Under China’s pressure, the Vietnamese government does not allow Soviet pilots, missile specialists, and other specialists necessary for the use of modern military technology to enter the country, although the technology sent by the Soviet Union cannot be used without its personnel.

The army as well as large parts of the people in Vietnam increasingly understand the real situation. There are also a mounting number of cases, in which Vietnamese, even officials of the party and government, speak openly about the difficulties which have occurred in Vietnam due to the attitude of the Chinese leadership, which wants, as before, to let the US and the Soviet Union clash on Vietnamese territory. However, there are also different opinions. One cannot speak of a uniform line.

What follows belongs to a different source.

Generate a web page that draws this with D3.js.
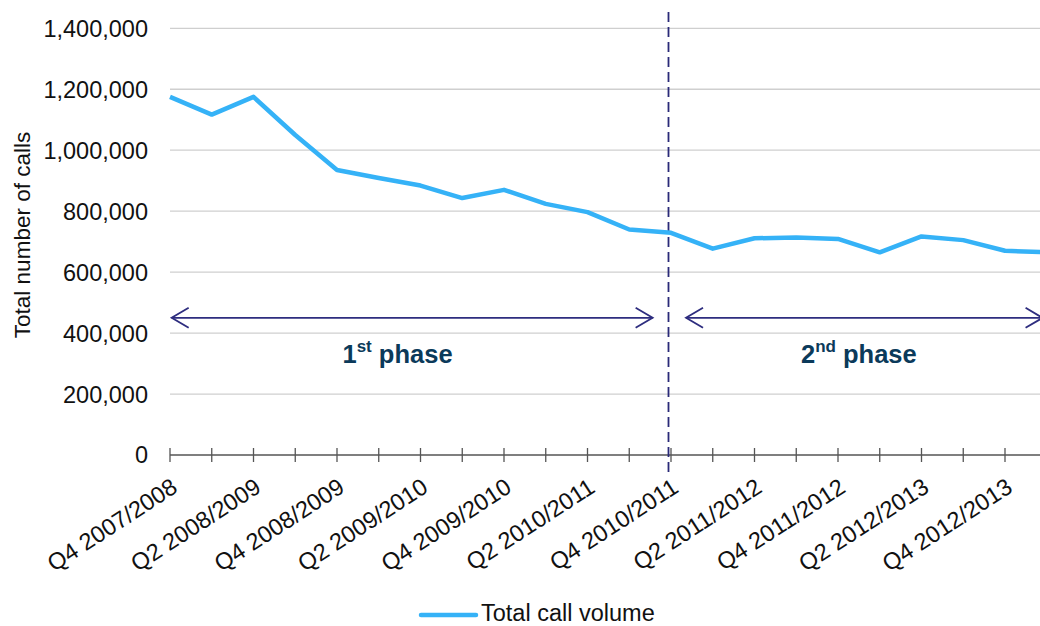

The Vietnamese leadership, especially the realistically thinking forces, think that, due to the obstructionist policy of the Chinese and [due] to the fact that Vietnam has no common border with the Soviet Union, it is necessary for Vietnam to give in partially to the Chinese policy and propaganda, at least to maneuver [around it]. In Vietnamese circles, the fear of a Chinese occupation is very big.

The hands of the Soviet Union are tied to a very great degree. It cannot unmask the pernicious [verderblich] policy of the Chinese leadership, because Vietnam would suffer most from it, since the Chinese are in a position, and are probably willing, to create even bigger difficulties for the Vietnamese.

The situation is similar with regard to the political solution of the Vietnam problem. In general, one has to acknowledge that the US, the Soviet Union, and also the Vietnamese themselves would move forward toward negotiations, even if [they have] different positions and different approaches.

The Soviet Union advocates a political solution because the continuation of military actions in Vietnam will provide fertile ground for reactionary developments in the US. The Chinese leaders resist a political solution with full vigor.